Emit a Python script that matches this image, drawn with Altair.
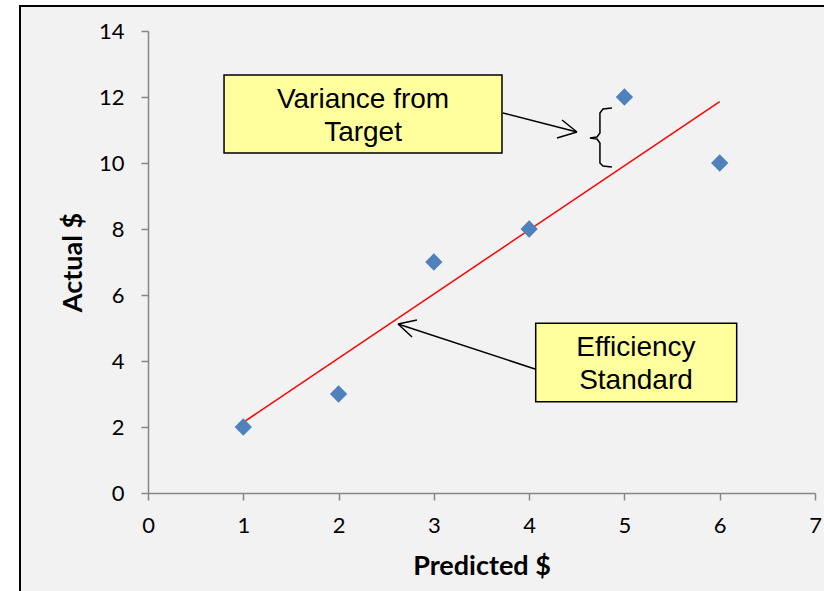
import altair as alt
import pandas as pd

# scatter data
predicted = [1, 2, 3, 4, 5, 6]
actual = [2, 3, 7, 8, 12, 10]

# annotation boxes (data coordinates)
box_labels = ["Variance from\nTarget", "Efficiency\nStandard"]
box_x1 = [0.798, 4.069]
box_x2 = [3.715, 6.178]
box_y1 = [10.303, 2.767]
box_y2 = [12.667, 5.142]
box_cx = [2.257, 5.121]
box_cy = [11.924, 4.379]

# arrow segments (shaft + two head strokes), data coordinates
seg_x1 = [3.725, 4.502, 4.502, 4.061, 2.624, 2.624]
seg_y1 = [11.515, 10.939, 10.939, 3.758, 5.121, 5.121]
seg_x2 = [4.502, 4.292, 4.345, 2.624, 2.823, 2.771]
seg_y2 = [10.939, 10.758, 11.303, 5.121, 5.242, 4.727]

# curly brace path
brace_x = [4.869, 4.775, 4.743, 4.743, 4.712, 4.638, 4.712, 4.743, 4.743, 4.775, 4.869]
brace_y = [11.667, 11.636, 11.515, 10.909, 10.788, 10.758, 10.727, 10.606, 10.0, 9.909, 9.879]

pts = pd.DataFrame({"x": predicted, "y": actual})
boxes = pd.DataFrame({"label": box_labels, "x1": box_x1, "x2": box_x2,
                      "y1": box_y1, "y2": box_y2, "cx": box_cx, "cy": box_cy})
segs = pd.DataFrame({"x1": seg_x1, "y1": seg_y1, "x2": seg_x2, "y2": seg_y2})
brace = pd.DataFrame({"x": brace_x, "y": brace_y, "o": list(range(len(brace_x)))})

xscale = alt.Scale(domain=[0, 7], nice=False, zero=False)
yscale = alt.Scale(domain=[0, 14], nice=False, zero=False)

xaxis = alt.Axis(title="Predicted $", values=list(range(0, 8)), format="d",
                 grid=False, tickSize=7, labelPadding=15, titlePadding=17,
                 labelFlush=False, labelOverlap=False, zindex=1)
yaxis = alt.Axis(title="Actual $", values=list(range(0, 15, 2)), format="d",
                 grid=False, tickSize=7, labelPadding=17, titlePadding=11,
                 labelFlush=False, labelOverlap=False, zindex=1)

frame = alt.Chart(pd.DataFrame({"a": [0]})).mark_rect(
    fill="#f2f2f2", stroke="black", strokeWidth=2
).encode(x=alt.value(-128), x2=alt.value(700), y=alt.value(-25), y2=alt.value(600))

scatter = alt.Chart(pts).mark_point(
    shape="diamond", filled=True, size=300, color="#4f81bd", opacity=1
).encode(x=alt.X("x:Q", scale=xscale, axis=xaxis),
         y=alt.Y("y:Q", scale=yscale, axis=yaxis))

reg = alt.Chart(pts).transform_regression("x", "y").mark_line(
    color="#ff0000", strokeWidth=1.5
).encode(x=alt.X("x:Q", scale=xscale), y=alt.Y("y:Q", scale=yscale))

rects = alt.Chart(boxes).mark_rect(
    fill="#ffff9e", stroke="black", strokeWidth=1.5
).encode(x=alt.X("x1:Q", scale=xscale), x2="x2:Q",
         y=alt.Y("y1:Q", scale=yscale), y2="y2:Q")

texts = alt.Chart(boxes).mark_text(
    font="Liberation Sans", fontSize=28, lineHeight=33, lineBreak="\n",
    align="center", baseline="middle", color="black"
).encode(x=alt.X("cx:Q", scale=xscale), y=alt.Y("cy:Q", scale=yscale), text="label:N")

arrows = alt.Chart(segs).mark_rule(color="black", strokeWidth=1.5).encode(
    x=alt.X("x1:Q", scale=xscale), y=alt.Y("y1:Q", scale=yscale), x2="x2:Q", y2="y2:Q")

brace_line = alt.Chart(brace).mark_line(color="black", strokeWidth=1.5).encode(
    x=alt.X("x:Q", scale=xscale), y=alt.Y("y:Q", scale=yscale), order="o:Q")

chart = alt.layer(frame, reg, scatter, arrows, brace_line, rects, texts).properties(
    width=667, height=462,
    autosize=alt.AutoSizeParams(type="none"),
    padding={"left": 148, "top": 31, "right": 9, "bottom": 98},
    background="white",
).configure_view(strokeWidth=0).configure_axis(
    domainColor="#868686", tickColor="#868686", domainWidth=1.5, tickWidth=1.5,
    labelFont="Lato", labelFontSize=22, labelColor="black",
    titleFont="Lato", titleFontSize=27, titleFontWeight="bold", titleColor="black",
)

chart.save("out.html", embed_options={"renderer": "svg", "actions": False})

================================

* _Task instructions_: Everything from the top line of the data down to and including the line with "10.0, 9.909, 9.879]" is to be copied, except the pictures.

* _Reply to the task_:
Emit a Python script that matches this image, drawn with Altair.
import altair as alt
import pandas as pd

# scatter data
predicted = [1, 2, 3, 4, 5, 6]
actual = [2, 3, 7, 8, 12, 10]

# annotation boxes (data coordinates)
box_labels = ["Variance from\nTarget", "Efficiency\nStandard"]
box_x1 = [0.798, 4.069]
box_x2 = [3.715, 6.178]
box_y1 = [10.303, 2.767]
box_y2 = [12.667, 5.142]
box_cx = [2.257, 5.121]
box_cy = [11.924, 4.379]

# arrow segments (shaft + two head strokes), data coordinates
seg_x1 = [3.725, 4.502, 4.502, 4.061, 2.624, 2.624]
seg_y1 = [11.515, 10.939, 10.939, 3.758, 5.121, 5.121]
seg_x2 = [4.502, 4.292, 4.345, 2.624, 2.823, 2.771]
seg_y2 = [10.939, 10.758, 11.303, 5.121, 5.242, 4.727]

# curly brace path
brace_x = [4.869, 4.775, 4.743, 4.743, 4.712, 4.638, 4.712, 4.743, 4.743, 4.775, 4.869]
brace_y = [11.667, 11.636, 11.515, 10.909, 10.788, 10.758, 10.727, 10.606, 10.0, 9.909, 9.879]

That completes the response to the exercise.